►

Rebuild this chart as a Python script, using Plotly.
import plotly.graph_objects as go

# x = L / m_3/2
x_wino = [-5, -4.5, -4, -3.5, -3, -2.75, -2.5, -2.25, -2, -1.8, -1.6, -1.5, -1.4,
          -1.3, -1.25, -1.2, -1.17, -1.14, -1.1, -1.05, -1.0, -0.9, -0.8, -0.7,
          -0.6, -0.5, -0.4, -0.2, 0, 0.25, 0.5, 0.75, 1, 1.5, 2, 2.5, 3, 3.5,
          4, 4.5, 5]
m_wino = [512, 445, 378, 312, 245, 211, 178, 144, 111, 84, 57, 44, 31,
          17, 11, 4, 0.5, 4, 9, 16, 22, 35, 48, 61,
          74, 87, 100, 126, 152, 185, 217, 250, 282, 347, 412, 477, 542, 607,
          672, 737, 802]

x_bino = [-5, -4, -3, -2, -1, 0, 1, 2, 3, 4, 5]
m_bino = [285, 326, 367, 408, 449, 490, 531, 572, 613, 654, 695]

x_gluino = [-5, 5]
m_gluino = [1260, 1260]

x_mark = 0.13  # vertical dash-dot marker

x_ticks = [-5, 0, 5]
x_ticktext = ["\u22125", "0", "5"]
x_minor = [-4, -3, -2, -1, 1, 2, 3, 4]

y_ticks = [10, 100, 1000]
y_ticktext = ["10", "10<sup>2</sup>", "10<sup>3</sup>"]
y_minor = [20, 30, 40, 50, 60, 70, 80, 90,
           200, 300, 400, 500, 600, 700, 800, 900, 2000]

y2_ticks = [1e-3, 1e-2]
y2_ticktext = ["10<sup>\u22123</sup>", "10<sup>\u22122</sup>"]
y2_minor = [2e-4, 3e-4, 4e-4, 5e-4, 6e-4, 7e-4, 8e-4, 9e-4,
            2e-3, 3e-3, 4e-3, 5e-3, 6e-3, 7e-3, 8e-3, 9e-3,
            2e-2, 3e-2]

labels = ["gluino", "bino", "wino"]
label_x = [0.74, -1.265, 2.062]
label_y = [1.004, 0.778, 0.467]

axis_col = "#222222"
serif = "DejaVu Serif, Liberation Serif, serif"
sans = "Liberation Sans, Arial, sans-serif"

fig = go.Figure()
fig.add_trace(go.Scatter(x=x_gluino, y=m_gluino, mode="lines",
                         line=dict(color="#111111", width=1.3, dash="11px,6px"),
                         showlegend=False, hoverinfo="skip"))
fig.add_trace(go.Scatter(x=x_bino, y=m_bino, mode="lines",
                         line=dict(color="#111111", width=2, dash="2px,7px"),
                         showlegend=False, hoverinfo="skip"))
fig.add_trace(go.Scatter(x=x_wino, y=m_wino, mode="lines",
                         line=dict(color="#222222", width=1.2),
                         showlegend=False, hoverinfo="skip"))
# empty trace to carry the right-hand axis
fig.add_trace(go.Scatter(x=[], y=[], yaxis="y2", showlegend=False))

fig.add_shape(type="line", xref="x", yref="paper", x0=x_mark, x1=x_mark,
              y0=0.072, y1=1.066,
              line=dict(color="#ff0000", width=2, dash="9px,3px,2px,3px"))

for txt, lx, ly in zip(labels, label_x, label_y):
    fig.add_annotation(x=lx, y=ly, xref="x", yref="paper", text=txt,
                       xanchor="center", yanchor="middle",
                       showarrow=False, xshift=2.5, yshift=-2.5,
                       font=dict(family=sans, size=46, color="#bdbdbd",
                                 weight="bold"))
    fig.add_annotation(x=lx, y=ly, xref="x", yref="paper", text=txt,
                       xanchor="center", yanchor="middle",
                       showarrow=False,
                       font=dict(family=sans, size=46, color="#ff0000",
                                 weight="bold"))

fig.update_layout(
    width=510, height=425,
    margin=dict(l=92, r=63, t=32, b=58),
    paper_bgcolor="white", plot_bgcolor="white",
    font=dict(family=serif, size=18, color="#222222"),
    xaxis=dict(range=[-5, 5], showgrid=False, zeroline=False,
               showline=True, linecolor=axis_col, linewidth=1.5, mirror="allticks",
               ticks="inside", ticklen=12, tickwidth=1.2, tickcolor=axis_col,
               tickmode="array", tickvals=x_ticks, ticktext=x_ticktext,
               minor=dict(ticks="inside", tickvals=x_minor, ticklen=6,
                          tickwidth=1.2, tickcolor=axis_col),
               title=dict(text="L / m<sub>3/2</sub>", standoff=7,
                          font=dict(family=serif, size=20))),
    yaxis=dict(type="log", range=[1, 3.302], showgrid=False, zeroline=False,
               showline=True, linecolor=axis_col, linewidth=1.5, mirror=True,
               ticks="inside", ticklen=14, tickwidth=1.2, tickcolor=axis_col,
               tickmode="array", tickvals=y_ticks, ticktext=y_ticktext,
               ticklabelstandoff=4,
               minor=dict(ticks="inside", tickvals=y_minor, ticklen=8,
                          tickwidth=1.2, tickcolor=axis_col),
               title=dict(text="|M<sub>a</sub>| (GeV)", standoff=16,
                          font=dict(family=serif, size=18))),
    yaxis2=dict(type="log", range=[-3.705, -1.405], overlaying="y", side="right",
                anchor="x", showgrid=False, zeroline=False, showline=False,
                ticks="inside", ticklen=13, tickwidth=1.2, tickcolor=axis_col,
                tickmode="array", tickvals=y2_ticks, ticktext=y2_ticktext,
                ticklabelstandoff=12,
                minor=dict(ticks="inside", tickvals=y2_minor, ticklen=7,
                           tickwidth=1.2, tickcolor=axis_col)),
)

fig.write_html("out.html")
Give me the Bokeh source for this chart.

◄
►

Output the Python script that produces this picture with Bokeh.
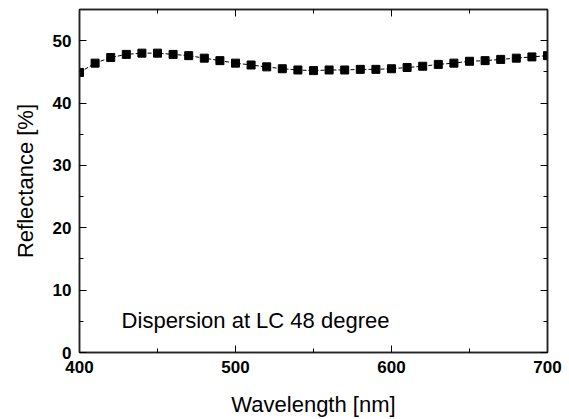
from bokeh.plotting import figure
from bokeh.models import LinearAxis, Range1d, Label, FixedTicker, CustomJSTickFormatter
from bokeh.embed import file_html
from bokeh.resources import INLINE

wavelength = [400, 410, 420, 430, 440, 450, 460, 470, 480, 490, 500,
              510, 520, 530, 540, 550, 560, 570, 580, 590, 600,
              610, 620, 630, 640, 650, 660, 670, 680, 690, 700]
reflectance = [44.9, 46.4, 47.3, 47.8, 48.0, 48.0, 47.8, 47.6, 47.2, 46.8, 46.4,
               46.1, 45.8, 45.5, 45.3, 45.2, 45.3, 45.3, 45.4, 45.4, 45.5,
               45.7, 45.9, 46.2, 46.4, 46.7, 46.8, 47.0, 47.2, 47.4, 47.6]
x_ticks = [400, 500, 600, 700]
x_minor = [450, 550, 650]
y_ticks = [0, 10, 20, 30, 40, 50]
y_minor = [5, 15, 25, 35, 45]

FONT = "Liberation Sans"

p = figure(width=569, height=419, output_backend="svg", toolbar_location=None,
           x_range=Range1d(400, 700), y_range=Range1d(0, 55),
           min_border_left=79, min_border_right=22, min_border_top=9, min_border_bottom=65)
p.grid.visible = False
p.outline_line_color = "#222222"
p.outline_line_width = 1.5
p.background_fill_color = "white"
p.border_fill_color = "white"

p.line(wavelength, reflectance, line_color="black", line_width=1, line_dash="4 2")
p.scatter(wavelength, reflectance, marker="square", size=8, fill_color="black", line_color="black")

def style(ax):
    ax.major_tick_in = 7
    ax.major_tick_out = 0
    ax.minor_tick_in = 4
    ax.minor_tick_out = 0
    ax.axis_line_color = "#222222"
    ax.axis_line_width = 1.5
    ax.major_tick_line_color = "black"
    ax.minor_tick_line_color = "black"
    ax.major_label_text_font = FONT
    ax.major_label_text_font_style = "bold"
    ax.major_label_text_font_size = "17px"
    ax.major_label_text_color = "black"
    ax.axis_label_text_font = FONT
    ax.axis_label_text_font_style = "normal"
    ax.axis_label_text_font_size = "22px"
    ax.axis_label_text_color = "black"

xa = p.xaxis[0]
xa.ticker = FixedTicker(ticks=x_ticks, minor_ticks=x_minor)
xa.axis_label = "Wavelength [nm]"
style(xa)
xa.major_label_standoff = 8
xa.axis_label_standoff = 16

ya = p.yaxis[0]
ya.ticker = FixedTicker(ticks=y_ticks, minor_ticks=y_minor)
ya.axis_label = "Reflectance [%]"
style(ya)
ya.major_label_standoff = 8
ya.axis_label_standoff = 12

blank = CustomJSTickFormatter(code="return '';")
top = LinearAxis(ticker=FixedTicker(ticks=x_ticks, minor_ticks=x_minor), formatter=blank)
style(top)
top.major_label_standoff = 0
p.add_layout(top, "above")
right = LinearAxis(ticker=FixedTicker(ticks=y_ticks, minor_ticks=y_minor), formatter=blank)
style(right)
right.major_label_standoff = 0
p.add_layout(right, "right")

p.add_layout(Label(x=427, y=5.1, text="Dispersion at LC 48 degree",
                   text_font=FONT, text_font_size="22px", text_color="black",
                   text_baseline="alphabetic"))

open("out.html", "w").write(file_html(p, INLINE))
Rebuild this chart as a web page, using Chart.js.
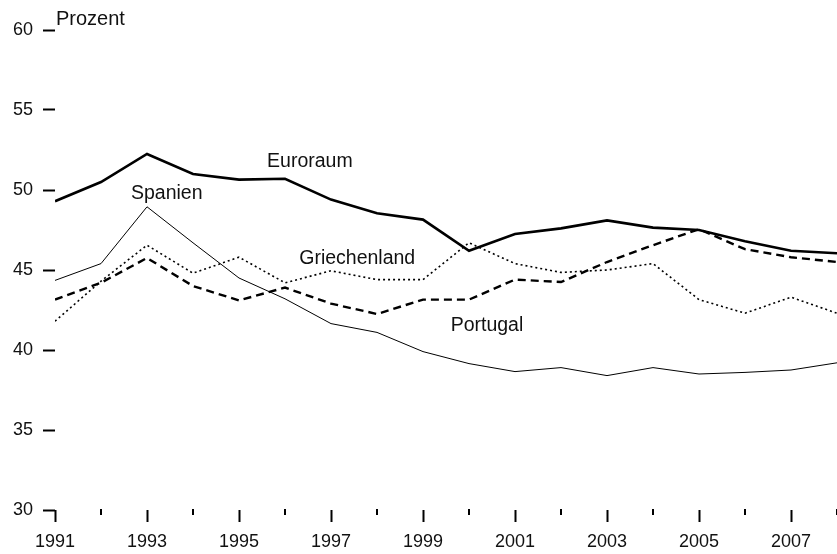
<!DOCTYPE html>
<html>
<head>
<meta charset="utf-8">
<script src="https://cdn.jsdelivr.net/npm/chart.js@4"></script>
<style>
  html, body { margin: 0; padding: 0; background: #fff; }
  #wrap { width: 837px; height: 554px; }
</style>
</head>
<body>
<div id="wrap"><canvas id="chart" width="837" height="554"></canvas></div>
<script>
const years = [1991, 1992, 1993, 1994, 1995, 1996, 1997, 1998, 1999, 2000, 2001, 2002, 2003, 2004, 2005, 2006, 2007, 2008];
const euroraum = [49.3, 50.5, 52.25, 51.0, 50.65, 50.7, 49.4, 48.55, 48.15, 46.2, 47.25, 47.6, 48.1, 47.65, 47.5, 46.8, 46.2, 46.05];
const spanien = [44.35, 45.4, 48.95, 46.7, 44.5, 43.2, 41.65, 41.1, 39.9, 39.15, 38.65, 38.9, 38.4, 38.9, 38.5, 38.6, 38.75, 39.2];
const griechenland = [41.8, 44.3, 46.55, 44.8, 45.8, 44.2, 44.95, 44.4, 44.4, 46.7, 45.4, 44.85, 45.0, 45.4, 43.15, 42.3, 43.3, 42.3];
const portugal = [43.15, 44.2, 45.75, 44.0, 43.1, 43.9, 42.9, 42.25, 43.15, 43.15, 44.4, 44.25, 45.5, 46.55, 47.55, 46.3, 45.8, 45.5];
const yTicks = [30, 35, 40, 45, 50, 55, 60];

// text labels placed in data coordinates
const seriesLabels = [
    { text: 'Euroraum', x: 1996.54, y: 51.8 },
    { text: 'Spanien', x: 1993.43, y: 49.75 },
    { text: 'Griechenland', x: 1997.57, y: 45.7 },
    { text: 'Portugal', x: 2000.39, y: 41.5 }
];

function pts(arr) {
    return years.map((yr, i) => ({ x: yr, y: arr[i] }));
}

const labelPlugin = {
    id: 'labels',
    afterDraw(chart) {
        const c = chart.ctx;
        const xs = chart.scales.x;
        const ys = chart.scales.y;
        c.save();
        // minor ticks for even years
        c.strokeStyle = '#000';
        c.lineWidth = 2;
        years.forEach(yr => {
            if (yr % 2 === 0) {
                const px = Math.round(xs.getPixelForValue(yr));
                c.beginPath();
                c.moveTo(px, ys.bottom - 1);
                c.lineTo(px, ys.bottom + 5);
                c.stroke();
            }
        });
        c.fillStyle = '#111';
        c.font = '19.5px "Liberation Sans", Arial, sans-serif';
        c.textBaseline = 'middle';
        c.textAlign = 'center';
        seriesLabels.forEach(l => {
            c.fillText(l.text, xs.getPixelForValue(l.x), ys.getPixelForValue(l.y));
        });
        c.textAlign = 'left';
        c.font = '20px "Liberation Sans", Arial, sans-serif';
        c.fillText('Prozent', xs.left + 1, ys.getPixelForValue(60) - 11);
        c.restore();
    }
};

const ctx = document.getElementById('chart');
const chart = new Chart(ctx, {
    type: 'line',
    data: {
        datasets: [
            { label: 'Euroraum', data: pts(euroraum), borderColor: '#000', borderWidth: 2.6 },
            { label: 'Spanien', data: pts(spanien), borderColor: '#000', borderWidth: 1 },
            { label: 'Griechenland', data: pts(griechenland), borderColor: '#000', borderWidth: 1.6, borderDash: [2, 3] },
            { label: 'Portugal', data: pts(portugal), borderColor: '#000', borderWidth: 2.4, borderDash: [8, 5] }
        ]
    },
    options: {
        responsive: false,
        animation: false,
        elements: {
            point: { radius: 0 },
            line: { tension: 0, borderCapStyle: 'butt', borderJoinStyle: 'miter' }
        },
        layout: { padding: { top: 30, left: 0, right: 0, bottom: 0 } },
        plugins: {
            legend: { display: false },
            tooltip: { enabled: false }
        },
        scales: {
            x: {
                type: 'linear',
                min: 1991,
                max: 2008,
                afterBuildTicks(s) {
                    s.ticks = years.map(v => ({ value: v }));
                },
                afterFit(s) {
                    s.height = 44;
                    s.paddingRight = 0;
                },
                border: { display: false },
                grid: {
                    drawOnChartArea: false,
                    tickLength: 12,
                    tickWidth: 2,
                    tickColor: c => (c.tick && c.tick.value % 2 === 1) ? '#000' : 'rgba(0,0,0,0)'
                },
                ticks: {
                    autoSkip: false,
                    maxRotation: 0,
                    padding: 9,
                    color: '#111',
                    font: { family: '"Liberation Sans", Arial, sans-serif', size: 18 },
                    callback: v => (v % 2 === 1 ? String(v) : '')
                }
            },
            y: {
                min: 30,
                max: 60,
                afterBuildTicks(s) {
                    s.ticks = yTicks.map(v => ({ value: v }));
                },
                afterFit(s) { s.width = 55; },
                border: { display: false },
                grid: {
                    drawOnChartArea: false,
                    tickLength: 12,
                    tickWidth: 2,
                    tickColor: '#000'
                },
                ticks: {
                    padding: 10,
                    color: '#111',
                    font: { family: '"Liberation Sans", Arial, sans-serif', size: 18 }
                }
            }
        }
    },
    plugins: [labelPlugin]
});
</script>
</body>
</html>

◄

#### What to do
What is the number of lines in the records above that include the word "using"? Reply with that number and nothing more.

#### Answer below
2